About this time last year, the President, in his budget estimates submitted to the Senate, proposed total removal of subsidy on petroleum products and in spite of public protests removed subsidy on January 1, 2012.
The President’s action was greeted by spontaneous protests among the citizens.
A mass action coordinated by civil society groups paralysed activities in the country for about two weeks until the government backpedalled and announced a partial removal. Per litre pump price of petrol was consequently reduced to N97 from the initial N141 under the zero-subsidy regime.
The pump price of the product pre-January 1, 2012 was N65.
Jonathan started the fresh campaign to totally remove subsidy while receiving the report of the graduating participants of the Senior Executive Course 34, 2012, of the National Institute of Policy and Strategic Studies, Kuru, near Jos, at the Presidential Villa, Abuja.
“Why is it that people are not building refineries in Nigeria despite that it is a big business? It is because of the policy of subsidy, and that is why we want to get out of it,” the President said.
Like the President did late last year, he argued that while the total removal of subsidy could be painful to Nigerians he said they would be happier at the end if they could bear the initial pains.
Jonathan said, “To change a nation is like surgery. If you have a young daughter of five years who has a boil at a very strategic part of the face, you either as a parent leave that boil because the young girl will cry or you take the girl to the surgeon.
“So you have the option of just robbing metholatum on the face until the boil will burst and disfigure her face or you take that child to the surgeon. On the sighting of a scalpel of the surgeon alone, the child will start crying.
“But if she bears the pains and do the incision and treat it, after some days or weeks, the child will grow up to be a beautiful lady.
“There are certain decisions that government must take that may be painful at the beginning and people must be properly informed so that they will be ready to bear the pains.”

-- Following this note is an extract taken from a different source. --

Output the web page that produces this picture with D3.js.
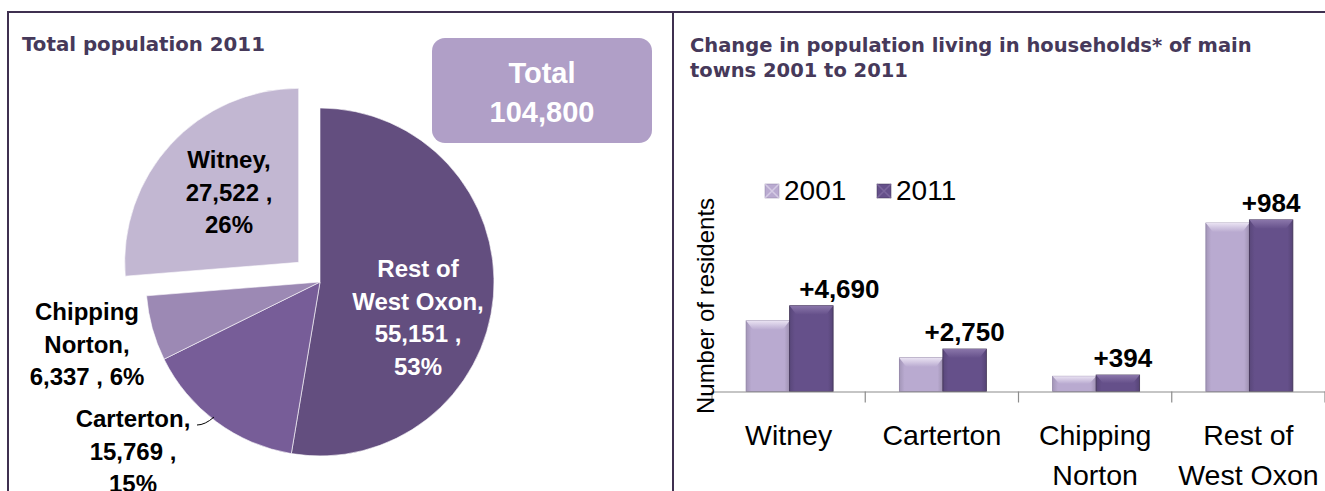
<!DOCTYPE html>
<html>
<head>
<meta charset="utf-8">
<script src="https://cdn.jsdelivr.net/npm/d3@7"></script>
<style>
  body { margin: 0; background: #fff; }
  svg { display: block; }
  .ttl { font-family: "DejaVu Sans", "Open Sans", sans-serif; font-weight: 700; fill: #46395a; }
  .cal { font-family: "Liberation Sans Narrow", "Liberation Sans", sans-serif; }
</style>
</head>
<body>
<svg id="chart"></svg>
<script>
// ---- pie data (clockwise from 12 o'clock)
const pieNames = ["Rest of West Oxon", "Carterton", "Chipping Norton", "Witney"];
const pieValues = [55151, 15769, 6337, 27522];
const piePct = ["53%", "15%", "6%", "26%"];
const totalPop = "104,800";

// ---- bar data
const towns = ["Witney", "Carterton", "Chipping Norton", "Rest of West Oxon"];
const townLines = [["Witney"], ["Carterton"], ["Chipping", "Norton"], ["Rest of", "West Oxon"]];
const years = ["2001", "2011"];
const pop2001 = [21900, 10420, 4720, 52220];
const pop2011 = [26590, 13170, 5114, 53204];
const changeLabels = ["+4,690", "+2,750", "+394", "+984"];

var width = 1325, height = 491;
var svg = d3.select("#chart").attr("width", width).attr("height", height);

var defs = svg.append("defs");

// frame
var frameColor = "#3f3050";
svg.append("line").attr("x1", 7).attr("x2", width).attr("y1", 12).attr("y2", 12)
  .attr("stroke", frameColor).attr("stroke-width", 2);
svg.append("line").attr("x1", 8).attr("x2", 8).attr("y1", 12).attr("y2", height)
  .attr("stroke", frameColor).attr("stroke-width", 2);
svg.append("line").attr("x1", 673).attr("x2", 673).attr("y1", 12).attr("y2", height)
  .attr("stroke", frameColor).attr("stroke-width", 2);

// ================= LEFT: pie =================
svg.append("text").attr("class", "ttl").attr("x", 22).attr("y", 51)
  .style("font-size", "19.8px").text("Total population 2011");

// total box
svg.append("rect").attr("x", 432).attr("y", 38).attr("width", 220).attr("height", 105)
  .attr("rx", 13).attr("fill", "#b09fc7");
svg.append("text").attr("class", "cal").attr("x", 542).attr("y", 83)
  .attr("text-anchor", "middle").attr("fill", "#fff").style("font-weight", 700)
  .style("font-size", "29px").text("Total");
svg.append("text").attr("class", "cal").attr("x", 542).attr("y", 122)
  .attr("text-anchor", "middle").attr("fill", "#fff").style("font-weight", 700)
  .style("font-size", "29px").text(totalPop);

var pieColors = ["#634e7f", "#775d98", "#9c89b4", "#c2b7d2"];
var cx = 320, cy = 282, R = 174, explode = 29;

var pie = d3.pie().sort(null).value(d => d)(pieValues);
var arc = d3.arc().innerRadius(0).outerRadius(R);

var pg = svg.append("g").attr("transform", `translate(${cx},${cy})`);
pg.selectAll("path").data(pie).enter().append("path")
  .attr("d", arc)
  .attr("fill", (d, i) => pieColors[i])
  .attr("stroke", "#ffffff").attr("stroke-width", 0.6)
  .attr("transform", function(d, i) {
    if (pieNames[i] !== "Witney") return null;
    var m = (d.startAngle + d.endAngle) / 2;
    return `translate(${Math.sin(m) * explode},${-Math.cos(m) * explode})`;
  });

// pie labels
var fmt = d3.format(",");
var pieLabel = [
  {lines: ["Rest of", "West Oxon,", fmt(pieValues[0]) + " ,", piePct[0]], x: 418, y: 277, fill: "#fff"},
  {lines: ["Carterton,", fmt(pieValues[1]) + " ,", piePct[1]], x: 133, y: 427, fill: "#000"},
  {lines: ["Chipping", "Norton,", fmt(pieValues[2]) + " , " + piePct[2]], x: 87, y: 320, fill: "#000"},
  {lines: ["Witney,", fmt(pieValues[3]) + " ,", piePct[3]], x: 229, y: 168, fill: "#000"}
];
pieLabel.forEach(function(l) {
  var t = svg.append("text").attr("class", "cal").attr("text-anchor", "middle")
    .attr("fill", l.fill).style("font-weight", 700).style("font-size", "24px");
  l.lines.forEach(function(s, k) {
    t.append("tspan").attr("x", l.x).attr("y", l.y + k * 32.5).text(s);
  });
});
// leader for Carterton
svg.append("path").attr("d", "M197,425 Q205,425 214,417")
  .attr("fill", "none").attr("stroke", "#000").attr("stroke-width", 1);

// ================= RIGHT: bars =================
var rt = svg.append("text").attr("class", "ttl").style("font-size", "19.5px");
rt.append("tspan").attr("x", 690).attr("y", 52).text("Change in population living in households* of main");
rt.append("tspan").attr("x", 690).attr("y", 77).text("towns 2001 to 2011");

var base = 391.5;
var x0 = d3.scaleBand().domain(towns).range([712, 1325]).paddingInner(0).paddingOuter(0);
var x1 = d3.scaleBand().domain(years).range([0, 87]);
var y = d3.scaleLinear().domain([0, 60000]).range([base, base - 60000 / 310]);

var barFill = {"2001": "#b9aad0", "2011": "#65508a"};
var barTop = {"2001": "#e9e2f2", "2011": "#8a76aa"};
var barEdge = {"2001": "#8d7fa3", "2011": "#3e3052"};
// horizontal nudge of the change labels, as placed in the original
var labelShift = [28, 0, 5, 0];

years.forEach(function(yr) {
  var g = defs.append("linearGradient").attr("id", "g" + yr).attr("x1", 0).attr("x2", 1);
  g.append("stop").attr("offset", 0).attr("stop-color", d3.color(barFill[yr]).darker(0.35));
  g.append("stop").attr("offset", 0.12).attr("stop-color", barFill[yr]);
  g.append("stop").attr("offset", 0.88).attr("stop-color", barFill[yr]);
  g.append("stop").attr("offset", 1).attr("stop-color", d3.color(barFill[yr]).darker(0.45));
  var t = defs.append("linearGradient").attr("id", "t" + yr).attr("x1", 0).attr("x2", 0).attr("y1", 0).attr("y2", 1);
  t.append("stop").attr("offset", 0).attr("stop-color", barTop[yr]);
  t.append("stop").attr("offset", 1).attr("stop-color", barFill[yr]);
});

var rows = towns.map((t, i) => ({town: t, vals: [pop2001[i], pop2011[i]], label: changeLabels[i], dx: labelShift[i]}));

var groups = svg.append("g").selectAll("g").data(rows).enter().append("g")
  .attr("transform", d => `translate(${x0(d.town) + (x0.bandwidth() - 87) / 2 + 1},0)`);

function bevelBar(sel, px, w, top, yr) {
  var h = base - top;
  sel.append("rect").attr("x", px).attr("y", top).attr("width", w).attr("height", h)
    .attr("fill", `url(#g${yr})`).attr("stroke", barEdge[yr]).attr("stroke-width", 0.8);
  var b = Math.min(9, h / 2), s = 7;
  sel.append("path")
    .attr("d", `M${px},${top} L${px + w},${top} L${px + w - s},${top + b} L${px + s},${top + b} Z`)
    .attr("fill", `url(#t${yr})`);
}

groups.each(function(d) {
  var g = d3.select(this);
  years.forEach(function(yr, k) {
    bevelBar(g, x1(yr), x1.bandwidth(), y(d.vals[k]), yr);
  });
  g.append("text").attr("class", "cal").attr("x", x1("2011") + x1.bandwidth() / 2 + d.dx)
    .attr("y", y(d.vals[1]) - 8).attr("text-anchor", "middle")
    .style("font-weight", 700).style("font-size", "26px").text(d.label);
});

// axis
var ax = svg.append("g").attr("transform", `translate(0,${base})`)
  .call(d3.axisBottom(x0).tickSize(0).tickFormat(""));
ax.select(".domain").attr("stroke", "#8c8c8c").attr("stroke-width", 1.2);
ax.selectAll(".tick").remove();
var tickXs = towns.map(t => x0(t)).concat([x0.range()[1]]);
svg.append("g").selectAll("line").data(tickXs).enter().append("line")
  .attr("x1", d => d).attr("x2", d => d).attr("y1", base).attr("y2", base + 11)
  .attr("stroke", "#8c8c8c").attr("stroke-width", 1.2);

// category labels
townLines.forEach(function(lines, i) {
  var t = svg.append("text").attr("class", "cal").attr("text-anchor", "middle")
    .style("font-size", "28.5px").attr("fill", "#000");
  lines.forEach(function(s, k) {
    t.append("tspan").attr("x", x0(towns[i]) + x0.bandwidth() / 2).attr("y", 445 + k * 40).text(s);
  });
});

// y label
svg.append("text").attr("class", "cal").attr("transform", "translate(714,306) rotate(-90)")
  .attr("text-anchor", "middle").style("font-size", "24px").text("Number of residents");

// legend
var leg = svg.append("g");
var legX = [765, 877];
years.forEach(function(yr, i) {
  var lg = leg.append("g").attr("transform", `translate(${legX[i]},184)`);
  lg.append("rect").attr("width", 14).attr("height", 14).attr("fill", barFill[yr])
    .attr("stroke", barEdge[yr]).attr("stroke-width", 0.5);
  lg.append("path").attr("d", "M0,0 L14,14 M14,0 L0,14").attr("stroke", barTop[yr])
    .attr("stroke-width", 1.5).attr("opacity", 0.6);
  lg.append("text").attr("class", "cal").attr("x", 19).attr("y", 15.5)
    .style("font-size", "28px").text(yr);
});
</script>
</body>
</html>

Jonathan said he believed that Nigeria could witness a turn-around within 10 years once the right policies were put in place.
“I believe that you do not need a lifetime to change a nation. Under 10 years, Nigeria can change and people will not even believe that this is Nigeria again. Immediately you come up with strong policies in key sectors of the economy and keep it for 10 years, the change will be astronomical,” he said.
He said Canada had 16 functional refineries and Nigeria has four that are struggling to refine at 30 per cent of installed capacity because all the refineries in Canada are privately-owned.
In the aftermath of the January protests and in the desire to assuage ill feeling of citizens over large scale corruption in the oil sector, Jonathan had promised to probe the sector.
The probe committee set up by the House of Representatives subsequently found that oil thieves had defrauded the country of N1.7trn under the fuel subsidy regime. Many suspects, including a son of the chairman of the Peoples Democratic Party, Mahmud Tukur, and children of other notable Nigerians and their companies, are currently on trial for making claims for fuel not imported.
Curiously, the nation has been suffering from acute shortage of fuel for almost two months with filling stations selling, unofficially, at between N100 and N150 per litre.
The situation has also made critics to submit that the shortage, notwithstanding official explanations, might be a design by the government to surreptitiously increase fuel pump price in the new year.